Мы решили разместить дорогую гостью в одной из спален. Я уложил бедняжку на кровать, поскорее прикрыл одеялом и вытер со лба капельки пота. А Фандорин сел рядом и сказал:
— Эмили, мы не можем вызвать к вам доктора. Мы с мьсе Зюкиным пребываем, так сказать, на нелегальном положении. Если позволите, я осмотрю и обработаю ваши раны и ушибы сам, у меня имеются некоторые навыки. Вы не должны меня стесняться.
Это ещё почему, мысленно возмутился я. Какая неслыханная наглость!
Но мадемуазель не нашла в предложении Фандорина ничего дерзкого.
— Мне сейчас не до стеснительности, — слабо улыбнулась она. — Я буду вам очень признательна за помощь. У меня всё болит. Как видите, похитители обращались со мной не самым галантным образом.
— Афанасий Степанович, п-подогрейте воду, — деловито велел Фандорин по-русски. — А в ванной я видел спирт и с-свинцовую примочку.
Тоже Пирогов выискался!

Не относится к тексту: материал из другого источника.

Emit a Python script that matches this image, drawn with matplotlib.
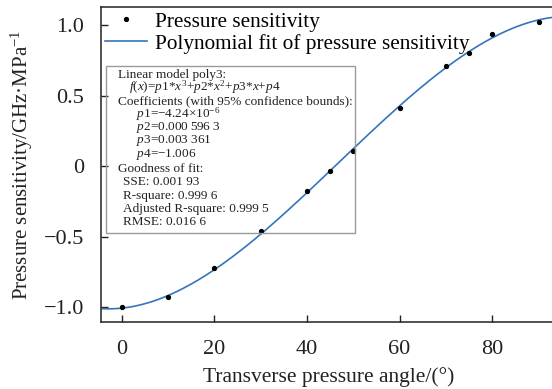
import matplotlib; matplotlib.use("Agg")
import matplotlib.pyplot as plt
from matplotlib.patches import Rectangle
import numpy as np

plt.rcParams['font.family'] = ['Liberation Serif', 'DejaVu Serif']
plt.rcParams['mathtext.fontset'] = 'custom'
plt.rcParams['mathtext.rm'] = 'Liberation Serif'
plt.rcParams['mathtext.it'] = 'Liberation Serif:italic'
plt.rcParams['axes.unicode_minus'] = True

# measured pressure sensitivity
angle = [0, 10, 20, 30, 40, 45, 50, 60, 70, 75, 80, 90]
sens = [-1.00, -0.924, -0.723, -0.459, -0.178, -0.034, 0.110, 0.412, 0.710, 0.80, 0.934, 1.02]
# cubic fit coefficients quoted in the chart
coef = [-4.24e-6, 0.0005963, 0.003361, -1.006]

W, H = 552, 389
fig = plt.figure(figsize=(W/100, H/100), dpi=100)
ax = fig.add_axes([100.7/W, 1-322/H, (W-100.7)/W + 0.01, (322-7)/H])

xf = np.linspace(-5, 95, 300)
ax.plot(xf, np.polyval(coef, xf), color='#3574bd', lw=1.2, label='Polynomial fit of pressure sensitivity', zorder=2)
ax.plot(angle, sens, 'o', color='black', ms=2.8, label='Pressure sensitivity', zorder=3)

ax.set_xlim(-4.5, 94.1)
ax.set_ylim(-1.104, 1.127)
ax.set_xticks([0, 20, 40, 60, 80])
ax.set_yticks([-1.0, -0.5, 0, 0.5, 1.0])
ax.set_yticklabels(['\u22121.0', '\u22120.5', '0', '0.5', '1.0'])
ax.tick_params(direction='in', length=5, width=1, labelsize=16, colors='#222222')
ax.tick_params(axis='y', pad=12)
ax.tick_params(axis='x', pad=13)
for s in ['left', 'bottom', 'top']:
    ax.spines[s].set_color('#222222'); ax.spines[s].set_linewidth(1.1)
ax.spines['right'].set_visible(False)
ax.set_xlabel('Transverse pressure angle/(°)', fontsize=15.5, color='#222222', labelpad=6)
ax.set_ylabel('Pressure sensitivity/GHz·MPa$^{\\mathregular{-1}}$', fontsize=15, color='#222222', labelpad=6)

h, l = ax.get_legend_handles_labels()
ax.legend([h[1], h[0]], [l[1], l[0]], loc='upper left', bbox_to_anchor=(0.01, 0.985),
          frameon=False, fontsize=15.3, handlelength=1.95, handletextpad=0.4,
          labelspacing=0.1, borderaxespad=0, borderpad=0)

def px(x, y):
    return (x / W, 1 - y / H)

x0, y0 = px(106.3, 233)
x1, y1 = px(355, 65.7)
fig.patches.append(Rectangle((x0, y0), x1 - x0, y1 - y0, transform=fig.transFigure,
                             fill=False, ec='#9a9a9a', lw=1.0, zorder=5))

lines = [
    (118, 75, 'Linear model poly3:'),
    (129, 87, r'$f$($x$)=$p$1*$x^3$+$p$2*$x^2$+$p$3*$x$+$p$4'),
    (118, 101.5, 'Coefficients (with 95% confidence bounds):'),
    (136.5, 114, r'$p$1=−4.24×10$^{-6}$'),
    (136.5, 127.5, r'$p$2=0.000 596 3'),
    (136.5, 141, r'$p$3=0.003 361'),
    (136.5, 154.5, r'$p$4=−1.006'),
    (118, 168.5, 'Goodness of fit:'),
    (123, 182, 'SSE: 0.001 93'),
    (123, 195.5, 'R-square: 0.999 6'),
    (123, 209, 'Adjusted R-square: 0.999 5'),
    (123, 222, 'RMSE: 0.016 6'),
]
for x, y, t in lines:
    fx, fy = px(x, y)
    fig.text(fx, fy, t, fontsize=9.5, color='#222222', ha='left', va='center')

fig.savefig('out.png', dpi=100)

Тем не менее я всё исполнил, а заодно прихватил чистые салфетки, меркурохром и пластырь, обнаруженные мной в одном из выдвижных ящиков туалетной комнаты.
Перед осмотром мадемуазель застенчиво покосилась в мою сторону. Я поспешно отвернулся и, боюсь, густо при этом покраснел.
Послышался шелест лёгкой ткани, Фандорин озабоченно произнёс:
— Господи, на вас нет живого места. Здесь не болит?
— Нет, не очень.
— А здесь?
— Да!
— Кажется, треснуло ребро. Я пока затяну пластырем… Здесь, под ключицей?
— Когда нажимаете, больно.
Неподалёку на стене висело зеркало. Я сообразил, что, если сделать два незаметных шажка вправо, мне будет видно, что происходит на кровати, однако я тут же устыдился этой недостойной мысли и, наоборот, переместился влево.
— Перевернитесь, — приказал Эраст Петрович. — Я прощупаю вам позвонки.
— Да-да, вот здесь больно, на копчике.
Я скрипнул зубами. Это становилось поистине невыносимым! Жаль, что я не вышел в коридор.
— Вас ударили ногой, — констатировал Фандорин. — Это очень болезненное место. А мы его вот так, компрессом. И сюда… Ничего, ещё несколько дней поболит и пройдёт.
Раздался плеск воды, мадемуазель несколько раз тихонько простонала.
— Всё, Атанас, можно вохочаться, — услышал я наконец, и сразу повернулся.
Эмилия лежала на спине, по грудь закрытая одеялом. На левой брови белел аккуратный кусочек пластыря, угол рта покраснел от меркурохрома, под распахнутым воротом сорочки виднелся край салфетки.
Я не смог взглянуть мадемуазель в глаза и покосился на Фандорина, который с невозмутимым видом, как заправский врач, мыл руки в тазу. При одной мысли о том, что эти сильные, тонкие пальцы только что касались кожи Эмилии, да ещё в таких местах, о которых без головокружения и подумать невозможно, я закусил губу.